PROBLEM TO SOLVE: Copy each line that contains the word "this".

ENTRIES PROVIDED:
# # #
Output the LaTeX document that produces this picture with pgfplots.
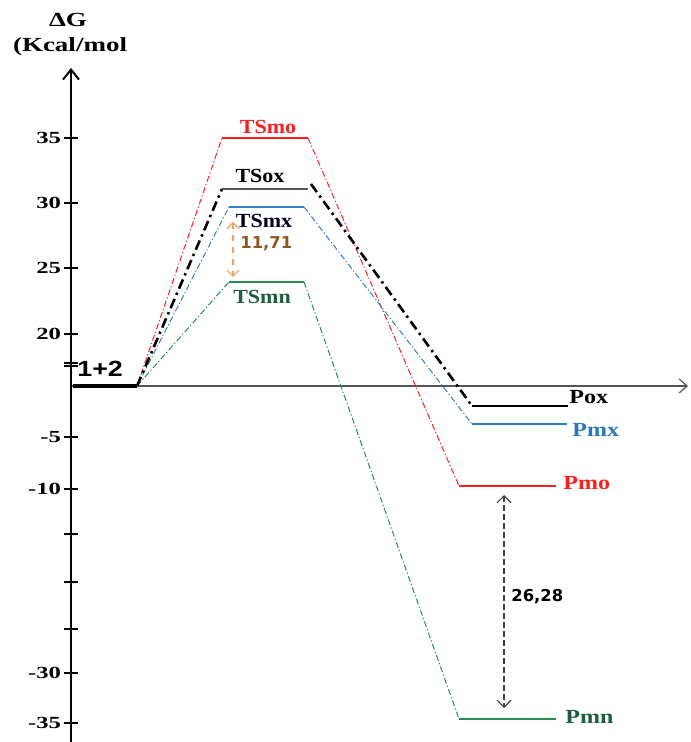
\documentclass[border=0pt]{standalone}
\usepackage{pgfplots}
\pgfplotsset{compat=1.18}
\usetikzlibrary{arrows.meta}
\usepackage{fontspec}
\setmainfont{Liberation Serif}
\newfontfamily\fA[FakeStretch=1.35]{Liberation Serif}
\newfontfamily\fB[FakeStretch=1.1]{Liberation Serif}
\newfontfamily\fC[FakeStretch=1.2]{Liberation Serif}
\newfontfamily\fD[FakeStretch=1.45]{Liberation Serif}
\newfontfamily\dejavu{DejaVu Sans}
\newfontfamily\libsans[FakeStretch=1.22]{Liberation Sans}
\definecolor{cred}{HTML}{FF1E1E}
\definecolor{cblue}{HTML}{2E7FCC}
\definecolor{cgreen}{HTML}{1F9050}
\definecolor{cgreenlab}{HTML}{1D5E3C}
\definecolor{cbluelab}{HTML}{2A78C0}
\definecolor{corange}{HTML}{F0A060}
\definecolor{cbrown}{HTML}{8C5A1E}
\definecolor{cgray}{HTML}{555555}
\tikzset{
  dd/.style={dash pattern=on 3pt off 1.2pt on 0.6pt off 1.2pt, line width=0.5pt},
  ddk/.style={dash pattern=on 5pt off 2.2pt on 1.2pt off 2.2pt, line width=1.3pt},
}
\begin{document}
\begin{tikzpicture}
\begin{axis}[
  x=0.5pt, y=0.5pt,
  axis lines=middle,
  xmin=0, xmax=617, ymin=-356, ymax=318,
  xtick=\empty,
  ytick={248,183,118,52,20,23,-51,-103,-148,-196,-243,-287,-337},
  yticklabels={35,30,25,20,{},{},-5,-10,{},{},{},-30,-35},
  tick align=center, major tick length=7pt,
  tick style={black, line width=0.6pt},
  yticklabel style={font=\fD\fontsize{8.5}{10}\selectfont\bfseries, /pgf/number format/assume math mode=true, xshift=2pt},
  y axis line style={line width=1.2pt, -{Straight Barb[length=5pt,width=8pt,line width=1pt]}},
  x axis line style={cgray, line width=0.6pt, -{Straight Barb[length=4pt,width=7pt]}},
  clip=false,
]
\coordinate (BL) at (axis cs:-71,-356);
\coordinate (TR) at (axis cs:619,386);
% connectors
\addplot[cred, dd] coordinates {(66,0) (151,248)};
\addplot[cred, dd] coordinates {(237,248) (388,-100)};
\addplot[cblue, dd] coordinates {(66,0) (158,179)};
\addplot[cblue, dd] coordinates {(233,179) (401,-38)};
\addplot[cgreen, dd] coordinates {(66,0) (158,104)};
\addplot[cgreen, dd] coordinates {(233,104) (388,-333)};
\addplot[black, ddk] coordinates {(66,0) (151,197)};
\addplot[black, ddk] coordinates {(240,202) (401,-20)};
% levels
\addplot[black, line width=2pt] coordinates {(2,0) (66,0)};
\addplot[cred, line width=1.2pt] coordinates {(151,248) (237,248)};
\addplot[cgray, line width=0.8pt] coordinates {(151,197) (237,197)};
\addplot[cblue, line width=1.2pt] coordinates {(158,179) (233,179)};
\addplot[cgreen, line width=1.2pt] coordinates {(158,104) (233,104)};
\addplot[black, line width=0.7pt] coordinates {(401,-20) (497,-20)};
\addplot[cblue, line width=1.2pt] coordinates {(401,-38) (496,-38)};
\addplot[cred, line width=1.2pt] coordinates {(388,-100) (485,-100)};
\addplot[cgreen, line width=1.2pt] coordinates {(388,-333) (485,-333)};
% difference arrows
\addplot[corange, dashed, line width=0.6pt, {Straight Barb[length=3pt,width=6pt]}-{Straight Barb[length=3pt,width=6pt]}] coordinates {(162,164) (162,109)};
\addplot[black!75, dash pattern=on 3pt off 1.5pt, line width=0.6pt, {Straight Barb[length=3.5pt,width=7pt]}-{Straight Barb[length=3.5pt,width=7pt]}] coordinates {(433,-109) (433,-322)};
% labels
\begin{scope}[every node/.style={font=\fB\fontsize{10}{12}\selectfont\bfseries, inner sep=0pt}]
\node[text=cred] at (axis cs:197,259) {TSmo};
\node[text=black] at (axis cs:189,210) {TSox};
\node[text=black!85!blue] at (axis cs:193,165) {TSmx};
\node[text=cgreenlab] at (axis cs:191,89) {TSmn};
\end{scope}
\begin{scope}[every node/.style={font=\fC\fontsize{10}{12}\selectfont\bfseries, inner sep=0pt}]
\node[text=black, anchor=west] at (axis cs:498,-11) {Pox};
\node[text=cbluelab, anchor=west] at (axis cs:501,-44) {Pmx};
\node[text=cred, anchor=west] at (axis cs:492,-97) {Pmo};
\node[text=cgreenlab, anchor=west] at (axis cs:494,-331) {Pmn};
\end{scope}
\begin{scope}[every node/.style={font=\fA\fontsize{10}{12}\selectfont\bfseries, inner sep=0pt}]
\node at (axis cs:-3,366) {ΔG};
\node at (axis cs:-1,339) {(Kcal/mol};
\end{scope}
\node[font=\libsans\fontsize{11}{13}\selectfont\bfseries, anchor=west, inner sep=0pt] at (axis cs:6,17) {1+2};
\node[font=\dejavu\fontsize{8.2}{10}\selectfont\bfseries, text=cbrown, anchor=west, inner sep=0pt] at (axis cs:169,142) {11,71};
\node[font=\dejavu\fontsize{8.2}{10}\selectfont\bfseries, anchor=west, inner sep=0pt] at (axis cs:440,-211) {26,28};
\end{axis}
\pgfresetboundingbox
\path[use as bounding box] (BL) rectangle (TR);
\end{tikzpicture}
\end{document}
# # #
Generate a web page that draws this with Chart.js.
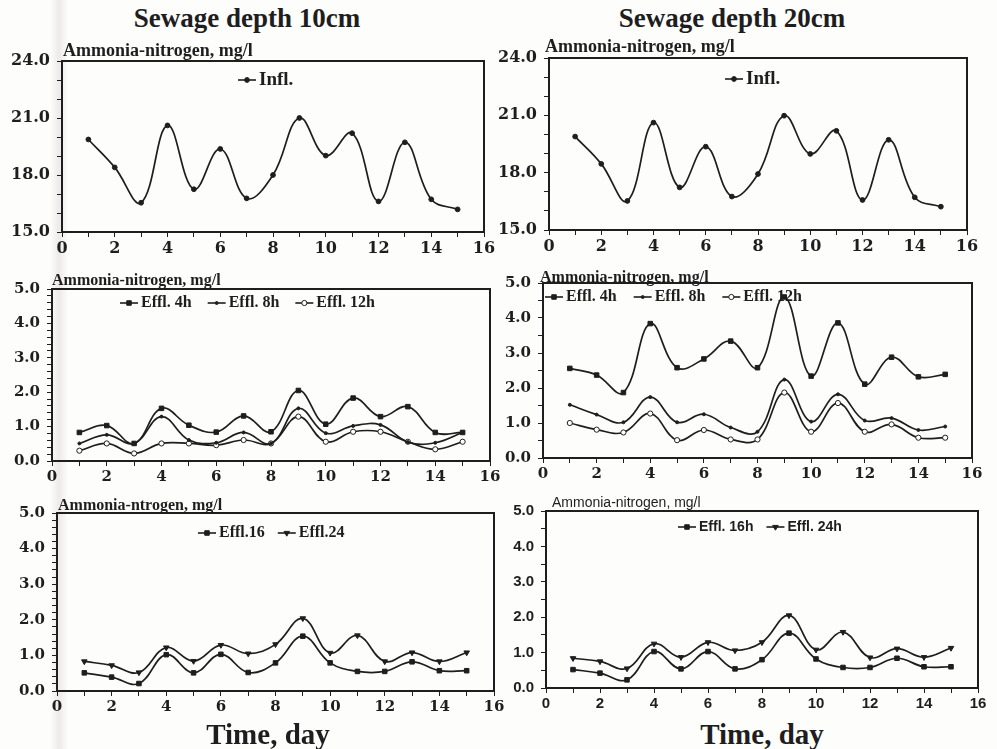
# # #
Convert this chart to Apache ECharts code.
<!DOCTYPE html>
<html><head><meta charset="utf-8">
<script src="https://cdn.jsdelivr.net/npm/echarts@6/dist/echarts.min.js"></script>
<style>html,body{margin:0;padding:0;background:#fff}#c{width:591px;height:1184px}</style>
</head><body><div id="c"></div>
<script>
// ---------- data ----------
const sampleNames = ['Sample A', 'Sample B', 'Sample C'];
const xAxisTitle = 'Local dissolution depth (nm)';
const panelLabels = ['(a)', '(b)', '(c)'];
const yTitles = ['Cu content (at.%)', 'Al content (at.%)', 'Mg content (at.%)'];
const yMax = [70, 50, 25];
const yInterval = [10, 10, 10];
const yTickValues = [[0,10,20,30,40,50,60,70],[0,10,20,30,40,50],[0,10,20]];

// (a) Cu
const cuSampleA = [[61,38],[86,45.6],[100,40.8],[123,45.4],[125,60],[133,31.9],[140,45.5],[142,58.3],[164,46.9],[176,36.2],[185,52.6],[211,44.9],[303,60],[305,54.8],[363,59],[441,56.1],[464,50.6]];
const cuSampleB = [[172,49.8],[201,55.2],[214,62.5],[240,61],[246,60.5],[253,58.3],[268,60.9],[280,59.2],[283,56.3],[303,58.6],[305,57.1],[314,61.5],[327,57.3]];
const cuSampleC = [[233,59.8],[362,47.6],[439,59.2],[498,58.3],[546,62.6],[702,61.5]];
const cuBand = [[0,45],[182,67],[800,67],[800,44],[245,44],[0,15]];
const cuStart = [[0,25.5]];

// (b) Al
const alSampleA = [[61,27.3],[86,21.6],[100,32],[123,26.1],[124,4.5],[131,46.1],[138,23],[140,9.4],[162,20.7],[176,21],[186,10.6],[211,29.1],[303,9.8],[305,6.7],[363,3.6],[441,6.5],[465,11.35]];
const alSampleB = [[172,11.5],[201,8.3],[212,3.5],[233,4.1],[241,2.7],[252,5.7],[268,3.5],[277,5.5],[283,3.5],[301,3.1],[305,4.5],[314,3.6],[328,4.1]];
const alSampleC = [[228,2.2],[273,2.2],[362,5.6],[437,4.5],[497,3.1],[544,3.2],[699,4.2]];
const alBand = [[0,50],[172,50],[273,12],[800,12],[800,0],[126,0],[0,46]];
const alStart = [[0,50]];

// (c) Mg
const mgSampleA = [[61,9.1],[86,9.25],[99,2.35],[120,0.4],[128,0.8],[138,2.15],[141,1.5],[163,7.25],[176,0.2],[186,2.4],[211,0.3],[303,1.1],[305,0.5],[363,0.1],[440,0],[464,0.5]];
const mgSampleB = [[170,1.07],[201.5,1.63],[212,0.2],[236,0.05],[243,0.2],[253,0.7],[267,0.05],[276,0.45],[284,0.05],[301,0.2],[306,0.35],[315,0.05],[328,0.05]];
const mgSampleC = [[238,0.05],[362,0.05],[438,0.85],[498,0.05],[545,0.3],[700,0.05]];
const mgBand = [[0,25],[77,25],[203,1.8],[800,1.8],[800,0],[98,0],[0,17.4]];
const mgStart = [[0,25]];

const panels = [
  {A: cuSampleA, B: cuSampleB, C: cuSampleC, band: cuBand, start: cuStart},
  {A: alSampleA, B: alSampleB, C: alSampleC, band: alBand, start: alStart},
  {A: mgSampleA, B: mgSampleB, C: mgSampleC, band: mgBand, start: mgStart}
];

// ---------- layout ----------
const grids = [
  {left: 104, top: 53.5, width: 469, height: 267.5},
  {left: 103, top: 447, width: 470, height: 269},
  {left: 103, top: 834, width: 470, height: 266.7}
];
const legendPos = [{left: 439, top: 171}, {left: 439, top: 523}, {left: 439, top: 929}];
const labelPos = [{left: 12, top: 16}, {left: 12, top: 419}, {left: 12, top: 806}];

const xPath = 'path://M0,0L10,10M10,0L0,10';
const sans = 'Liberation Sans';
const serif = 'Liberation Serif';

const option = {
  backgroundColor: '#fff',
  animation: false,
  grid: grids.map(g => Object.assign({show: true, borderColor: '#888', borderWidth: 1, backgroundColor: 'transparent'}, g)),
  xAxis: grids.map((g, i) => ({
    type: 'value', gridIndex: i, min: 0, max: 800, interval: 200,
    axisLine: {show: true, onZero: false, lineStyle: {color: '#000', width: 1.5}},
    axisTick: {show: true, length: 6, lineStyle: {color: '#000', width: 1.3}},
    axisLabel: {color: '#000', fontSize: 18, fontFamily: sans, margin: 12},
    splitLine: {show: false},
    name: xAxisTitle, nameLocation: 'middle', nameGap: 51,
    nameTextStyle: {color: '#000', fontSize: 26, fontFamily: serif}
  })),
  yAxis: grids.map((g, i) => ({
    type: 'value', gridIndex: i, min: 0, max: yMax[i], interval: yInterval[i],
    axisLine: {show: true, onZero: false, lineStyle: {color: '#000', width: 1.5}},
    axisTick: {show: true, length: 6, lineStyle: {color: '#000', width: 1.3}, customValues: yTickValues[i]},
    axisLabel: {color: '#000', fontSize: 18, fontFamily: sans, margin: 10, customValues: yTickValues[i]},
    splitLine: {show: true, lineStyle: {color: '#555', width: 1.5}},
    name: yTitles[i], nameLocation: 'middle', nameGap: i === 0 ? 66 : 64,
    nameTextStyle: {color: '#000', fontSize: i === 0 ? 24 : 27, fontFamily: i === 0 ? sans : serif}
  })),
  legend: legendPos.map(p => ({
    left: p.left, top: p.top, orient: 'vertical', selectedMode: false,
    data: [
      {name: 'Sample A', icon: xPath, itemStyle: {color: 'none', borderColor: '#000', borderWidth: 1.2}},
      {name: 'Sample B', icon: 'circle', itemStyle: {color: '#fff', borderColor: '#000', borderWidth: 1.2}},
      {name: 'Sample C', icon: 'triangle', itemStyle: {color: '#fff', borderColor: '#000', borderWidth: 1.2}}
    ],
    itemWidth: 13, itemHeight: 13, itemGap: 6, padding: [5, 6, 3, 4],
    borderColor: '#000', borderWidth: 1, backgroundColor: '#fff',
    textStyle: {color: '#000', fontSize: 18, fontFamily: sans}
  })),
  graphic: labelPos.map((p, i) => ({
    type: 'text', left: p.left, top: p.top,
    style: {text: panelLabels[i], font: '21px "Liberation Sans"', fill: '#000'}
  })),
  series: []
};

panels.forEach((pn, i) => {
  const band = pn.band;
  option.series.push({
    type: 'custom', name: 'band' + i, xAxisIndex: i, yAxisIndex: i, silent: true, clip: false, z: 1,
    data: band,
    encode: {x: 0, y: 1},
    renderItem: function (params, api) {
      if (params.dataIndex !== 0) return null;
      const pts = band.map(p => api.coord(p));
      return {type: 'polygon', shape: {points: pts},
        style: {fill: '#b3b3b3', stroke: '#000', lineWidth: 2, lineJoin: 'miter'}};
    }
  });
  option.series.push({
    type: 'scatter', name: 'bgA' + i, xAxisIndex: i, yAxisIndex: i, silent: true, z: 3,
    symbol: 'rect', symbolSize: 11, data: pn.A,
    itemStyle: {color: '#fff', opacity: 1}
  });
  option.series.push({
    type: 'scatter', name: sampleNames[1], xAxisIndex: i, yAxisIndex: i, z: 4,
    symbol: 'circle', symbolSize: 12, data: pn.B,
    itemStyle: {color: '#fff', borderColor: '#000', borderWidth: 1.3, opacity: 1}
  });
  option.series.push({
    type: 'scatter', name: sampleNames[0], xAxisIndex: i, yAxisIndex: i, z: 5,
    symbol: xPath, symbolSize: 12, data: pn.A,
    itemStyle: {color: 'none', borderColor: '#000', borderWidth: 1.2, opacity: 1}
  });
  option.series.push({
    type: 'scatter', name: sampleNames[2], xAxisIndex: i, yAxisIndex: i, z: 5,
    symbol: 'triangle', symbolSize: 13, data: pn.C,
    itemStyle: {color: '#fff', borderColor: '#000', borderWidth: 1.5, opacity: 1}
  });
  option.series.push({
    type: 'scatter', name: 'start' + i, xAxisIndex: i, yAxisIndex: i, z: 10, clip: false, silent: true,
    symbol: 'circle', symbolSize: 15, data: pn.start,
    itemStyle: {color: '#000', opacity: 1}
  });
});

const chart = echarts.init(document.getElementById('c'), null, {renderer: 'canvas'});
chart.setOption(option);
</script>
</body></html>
# # #
CORRECT RESPONSE:
Output the LaTeX document that produces this picture with pgfplots.
Generate a web page that draws this with Chart.js.
Convert this chart to Apache ECharts code.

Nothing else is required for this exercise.